Rep. Pramila Jayapal (D-Wash.) shredded Trump for working on a vanity project while government workers have been missing paychecks.
"We are 20 days into the Republican shutdown—healthcare costs are skyrocketing and federal workers aren’t getting paid," she wrote in a social media post. "What is Trump doing? Building his gold plated ballroom."
Sen. Elizabeth Warren (D-Mass.) also blasted Trump for focusing on his ballroom instead of on the needs of the American people.
"Oh, you're trying to say the cost of living is skyrocketing?" she asked rhetorically. "Donald Trump can't hear you over the sound of bulldozers demolishing a wing of the White House to build a new grand ballroom."
Former US Labor Secretary Robert Reich also linked Trump's focus on the ballroom to his lack of urgency in reopening the government.
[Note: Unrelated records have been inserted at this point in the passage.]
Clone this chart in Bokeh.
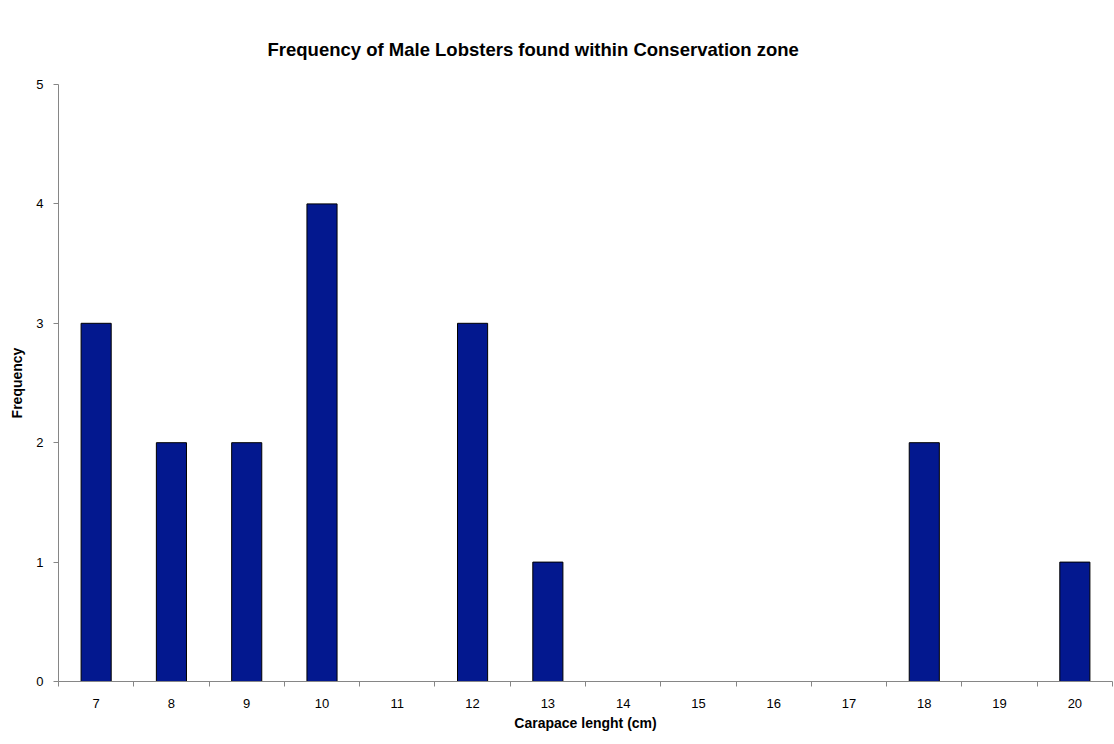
from bokeh.plotting import figure
from bokeh.models import Range1d, FixedTicker
from bokeh.embed import file_html
from bokeh.resources import INLINE

# Carapace length classes (cm) and number of male lobsters in each
lengths = [7, 8, 9, 10, 11, 12, 13, 14, 15, 16, 17, 18, 19, 20]
counts = [3, 2, 2, 4, 0, 3, 1, 0, 0, 0, 0, 2, 0, 1]
y_ticks = [0, 1, 2, 3, 4, 5]

FONT = "Liberation Sans"
AXIS_GREY = "#868686"
BAR_BLUE = "#03188F"

p = figure(
    width=1114, height=744,
    output_backend="svg", toolbar_location=None,
    x_range=Range1d(lengths[0] - 0.5, lengths[-1] + 0.5),
    y_range=Range1d(0, 5),
    min_border_left=58, min_border_right=2,
    min_border_top=84, min_border_bottom=63,
)
p.outline_line_color = None
p.grid.visible = False
p.background_fill_color = "white"
p.border_fill_color = "white"

p.vbar(x=lengths, top=counts, width=0.4,
       fill_color=BAR_BLUE, line_color="#000000", line_width=1)

# title
p.title.text = "Frequency of Male Lobsters found within Conservation zone"
p.title.text_font = FONT
p.title.text_font_size = "18.5px"
p.title.text_font_style = "bold"
p.title.text_color = "black"
p.title.align = "left"
p.title.offset = 209
p.title.standoff = 50

# x axis: labels at class centres, tick marks on class boundaries
boundaries = [v - 0.5 for v in lengths] + [lengths[-1] + 0.5]
xa = p.xaxis[0]
xa.ticker = FixedTicker(ticks=lengths, minor_ticks=boundaries)
xa.major_tick_out = 0
xa.major_tick_in = 0
xa.minor_tick_out = 5
xa.minor_tick_in = 0
xa.minor_tick_line_color = AXIS_GREY
xa.axis_line_color = AXIS_GREY
xa.major_label_text_font = FONT
xa.major_label_text_font_size = "13px"
xa.major_label_text_color = "black"
xa.major_label_standoff = 12
xa.axis_label = "Carapace lenght (cm)"
xa.axis_label_text_font = FONT
xa.axis_label_text_font_size = "14px"
xa.axis_label_text_font_style = "bold"
xa.axis_label_text_color = "black"
xa.axis_label_standoff = 4

# y axis
ya = p.yaxis[0]
ya.ticker = FixedTicker(ticks=y_ticks, minor_ticks=[])
ya.major_tick_out = 5
ya.major_tick_in = 0
ya.major_tick_line_color = AXIS_GREY
ya.axis_line_color = AXIS_GREY
ya.major_label_text_font = FONT
ya.major_label_text_font_size = "13px"
ya.major_label_text_color = "black"
ya.major_label_standoff = 10
ya.axis_label = "Frequency"
ya.axis_label_text_font = FONT
ya.axis_label_text_font_size = "14px"
ya.axis_label_text_font_style = "bold"
ya.axis_label_text_color = "black"
ya.axis_label_standoff = 8

open("out.html", "w").write(file_html(p, INLINE))
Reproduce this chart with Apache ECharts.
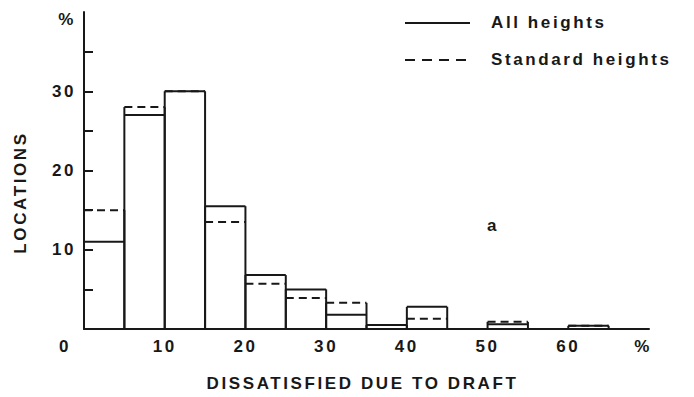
<!DOCTYPE html>
<html>
<head>
<meta charset="utf-8">
<script src="https://cdn.jsdelivr.net/npm/echarts@6/dist/echarts.min.js"></script>
<style>
  html, body { margin: 0; padding: 0; background: #fff; }
  #chart { width: 694px; height: 397px; }
  /* spaced-out lettering of the typeset labels */
  #chart svg text { letter-spacing: 2.6px; }
</style>
</head>
<body>
<div id="chart"></div>
<script>
// Histogram bins: lower edge of each 5 % class of dissatisfied occupants
const binStarts = [0, 5, 10, 15, 20, 25, 30, 35, 40, 45, 50, 55, 60];
const binWidth = 5;
// Share of locations (%) in each class
const allHeights      = [11, 27, 30, 15.5, 6.8, 5.0, 1.8, 0.5, 2.8, 0, 0.6, 0, 0.4];
const standardHeights = [15, 28, 30, 13.5, 5.7, 3.9, 3.3, 0.5, 1.3, 0, 0.9, 0, 0.4];

// Axis ticks and labels
const xTickValues = [0, 10, 20, 30, 40, 50, 60, 70];
const xTickLabels = ['0', '10', '20', '30', '40', '50', '60', '%'];
const yTickValues = [10, 20, 30, 40];
const yTickLabels = ['10', '20', '30', '%'];
const yMinorTicks = [5, 10, 15, 20, 25, 30, 35];

const INK = '#181818';
const FONT = 'Liberation Sans, Arial, sans-serif';
const FS = 17;

const histData = binStarts.map((x, i) => [x, allHeights[i], standardHeights[i]]);

function renderBin(params, api) {
  const x0 = api.value(0);
  const s = api.value(1);
  const d = api.value(2);
  if (!s && !d) return { type: 'group', children: [] };
  const x1 = x0 + binWidth;
  const top = Math.max(s, d);
  const bl = api.coord([x0, 0]);
  const br = api.coord([x1, 0]);
  const yTop = api.coord([x0, top])[1];
  const yS = api.coord([x0, s])[1];
  const yD = api.coord([x0, d])[1];
  const solid = { stroke: INK, lineWidth: 2, fill: null };
  const children = [
    { type: 'line', shape: { x1: bl[0], y1: bl[1], x2: bl[0], y2: yTop }, style: solid },
    { type: 'line', shape: { x1: br[0], y1: br[1], x2: br[0], y2: yTop }, style: solid }
  ];
  if (s > 0) {
    children.push({ type: 'line', shape: { x1: bl[0], y1: yS, x2: br[0], y2: yS }, style: solid });
  }
  if (d > 0) {
    children.push({
      type: 'line',
      shape: { x1: bl[0], y1: yD, x2: br[0], y2: yD },
      style: { stroke: INK, lineWidth: 2, lineDash: [8, 5], fill: null }
    });
  }
  return { type: 'group', children };
}

const chart = echarts.init(document.getElementById('chart'), null, { renderer: 'svg' });

const labelFont = { color: INK, fontFamily: FONT, fontWeight: 'bold', fontSize: FS };

chart.setOption({
  backgroundColor: '#fff',
  animation: false,
  grid: { left: 84, right: 45, top: 12, bottom: 67, containLabel: false },
  xAxis: {
    type: 'value',
    min: 0,
    max: 70,
    splitLine: { show: false },
    axisLine: { lineStyle: { color: INK, width: 2 } },
    axisTick: { show: false },
    axisLabel: Object.assign({
      customValues: xTickValues,
      margin: 9,
      formatter: v => {
        const lab = xTickLabels[xTickValues.indexOf(v)];
        if (v === 0) return '{zero|' + lab + '}';
        if (v === 70) return '{pct|' + lab + '}';
        return lab;
      },
      rich: {
        zero: Object.assign({ padding: [0, 38, 0, 0] }, labelFont),
        pct: Object.assign({ padding: [0, 12, 0, 0] }, labelFont)
      }
    }, labelFont),
    name: 'DISSATISFIED DUE TO DRAFT',
    nameLocation: 'middle',
    nameGap: 46,
    nameTextStyle: Object.assign({ padding: [0, 8, 0, 0] }, labelFont)
  },
  yAxis: {
    type: 'value',
    min: 0,
    max: 40,
    splitLine: { show: false },
    axisLine: { show: true, lineStyle: { color: INK, width: 2 } },
    axisTick: { show: true, inside: true, length: 9, customValues: yMinorTicks, lineStyle: { color: INK, width: 2 } },
    axisLabel: Object.assign({
      customValues: yTickValues,
      margin: 8,
      formatter: v => {
        const lab = yTickLabels[yTickValues.indexOf(v)];
        return v === 40 ? '{pct|' + lab + '}' : lab;
      },
      rich: {
        pct: Object.assign({ padding: [14, 0, 0, 0] }, labelFont)
      }
    }, labelFont),
    name: 'LOCATIONS',
    nameLocation: 'middle',
    nameRotate: 90,
    nameGap: 55,
    nameTextStyle: Object.assign({ padding: [0, 44, 0, 0] }, labelFont)
  },
  series: [{
    type: 'custom',
    name: 'Locations',
    renderItem: renderBin,
    encode: { x: 0, y: [1, 2] },
    data: histData,
    clip: false,
    z: 3
  }],
  graphic: [
    { type: 'line', shape: { x1: 405, y1: 23, x2: 470, y2: 23 }, style: { stroke: INK, lineWidth: 2 } },
    { type: 'text', x: 491, y: 22, style: { text: 'All heights', fill: INK, font: 'bold ' + FS + 'px ' + FONT, verticalAlign: 'middle', align: 'left' } },
    { type: 'line', shape: { x1: 405, y1: 60, x2: 470, y2: 60 }, style: { stroke: INK, lineWidth: 2, lineDash: [10, 7] } },
    { type: 'text', x: 491, y: 59, style: { text: 'Standard heights', fill: INK, font: 'bold ' + FS + 'px ' + FONT, verticalAlign: 'middle', align: 'left' } },
    { type: 'text', x: 493, y: 225, style: { text: 'a', fill: INK, font: 'bold ' + FS + 'px ' + FONT, verticalAlign: 'middle', align: 'center' } }
  ]
});
</script>
</body>
</html>
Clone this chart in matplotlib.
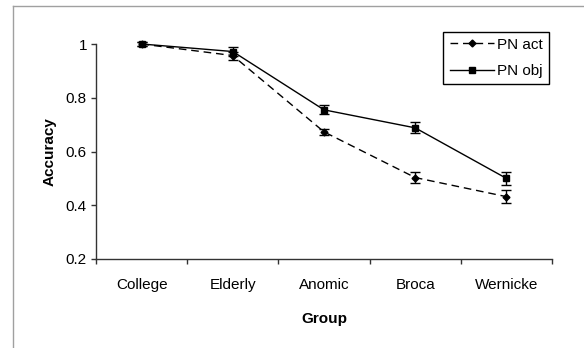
import numpy as np
import matplotlib.pyplot as plt
from matplotlib.lines import Line2D

# ============================================================
# DATA
# ============================================================

groups = ["College", "Elderly", "Anomic", "Broca", "Wernicke"]

pn_act = [1.0, 0.957, 0.673, 0.503, 0.432]
pn_act_err = [0.008, 0.015, 0.012, 0.02, 0.025]

pn_obj = [1.0, 0.972, 0.755, 0.688, 0.50]
pn_obj_err = [0.008, 0.015, 0.017, 0.02, 0.025]

# ============================================================
# FIGURE
# ============================================================

plt.rcParams["font.family"] = ["Liberation Sans", "DejaVu Sans"]

fig = plt.figure(figsize=(5.84, 3.48), dpi=100)
ax = fig.add_axes([96 / 584, 1 - 259 / 348, 456 / 584, 215 / 348])

x = np.arange(len(groups))

act_style = dict(color="black", linestyle=(0, (5.5, 3.5)), linewidth=1.0,
                 marker="D", markersize=3.5)
obj_style = dict(color="black", linestyle="-", linewidth=1.0,
                 marker="s", markersize=3.8)

ax.errorbar(
    x, pn_act, yerr=pn_act_err,
    capsize=3.6, capthick=1.0, elinewidth=1.0,
    clip_on=False, **act_style
)

ax.errorbar(
    x, pn_obj, yerr=pn_obj_err,
    capsize=3.6, capthick=1.0, elinewidth=1.0,
    clip_on=False, **obj_style
)

# ------------------------------------------------------------
# AXES
# ------------------------------------------------------------

ax.set_xlim(-0.5, len(groups) - 0.5)
ax.set_ylim(0.2, 1.0)

ax.set_yticks([0.2, 0.4, 0.6, 0.8, 1.0])
ax.set_yticklabels(["0.2", "0.4", "0.6", "0.8", "1"])

ax.set_xticks(np.arange(len(groups) + 1) - 0.5)
ax.set_xticklabels([])
ax.set_xticks(x, minor=True)
ax.set_xticklabels(groups, minor=True)

ax.tick_params(axis="both", which="major", direction="out",
               length=3.5, width=1.0, color="#333333", labelsize=11)
ax.tick_params(axis="y", pad=3)
ax.tick_params(axis="x", which="minor", length=0, pad=14, labelsize=11)

for side in ["top", "right"]:
    ax.spines[side].set_visible(False)
for side in ["left", "bottom"]:
    ax.spines[side].set_color("#333333")
    ax.spines[side].set_linewidth(1.0)

ax.set_ylabel("Accuracy", fontsize=11, fontweight="bold", labelpad=7)
ax.set_xlabel("Group", fontsize=11, fontweight="bold", labelpad=14)

# ------------------------------------------------------------
# LEGEND
# ------------------------------------------------------------

handles = [Line2D([], [], **act_style), Line2D([], [], **obj_style)]

leg = ax.legend(
    handles, ["PN act", "PN obj"],
    loc="upper right", bbox_to_anchor=(0.993, 1.058),
    frameon=True, fancybox=False, framealpha=1,
    edgecolor="black", fontsize=11,
    handlelength=2.9, handletextpad=0.2,
    labelspacing=0.8, borderpad=0.4, borderaxespad=0
)
leg.get_frame().set_linewidth(1.0)

# ------------------------------------------------------------
# CHART AREA BORDER
# ------------------------------------------------------------

fig.add_artist(Line2D([13 / 584, 13 / 584], [0, 1 - 6 / 348],
                      color="#a0a0a0", linewidth=1.0))
fig.add_artist(Line2D([13 / 584, 1], [1 - 6 / 348, 1 - 6 / 348],
                      color="#a0a0a0", linewidth=1.0))

fig.savefig("out.png", dpi=100)
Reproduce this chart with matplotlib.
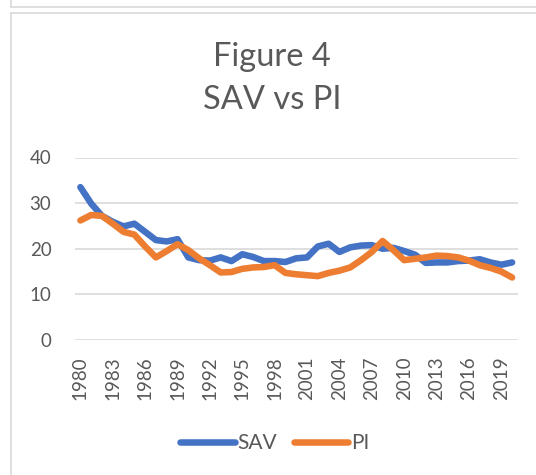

"Trump hosted a dinner last week for donors helping fund his ballroom project," he wrote Monday. "Today, crews are starting construction and literally tearing down parts of the White House. It's day 20 of the government shutdown and this is what he's prioritizing?"
Sen. Andy Kim (D-NJ) shared an old photo of his family at the White House East Wing before it was torn down and expressed sadness about the president's destruction of the historic building.
"We didn’t need a billionaire-funded ballroom to celebrate America," he said. "Disgusting what Trump is doing."
Prem Thakker, a reporter for Zeteo, added that the destruction of the East Wing was highly symbolic of what the president is doing to the country.
"Trump demolishing the White House to build a $250 million ballroom funded by Amazon, Lockheed Martin, and Palantir," he wrote. "All during a government shutdown, and as he covers up the Epstein files—captures it all pretty well doesn't it."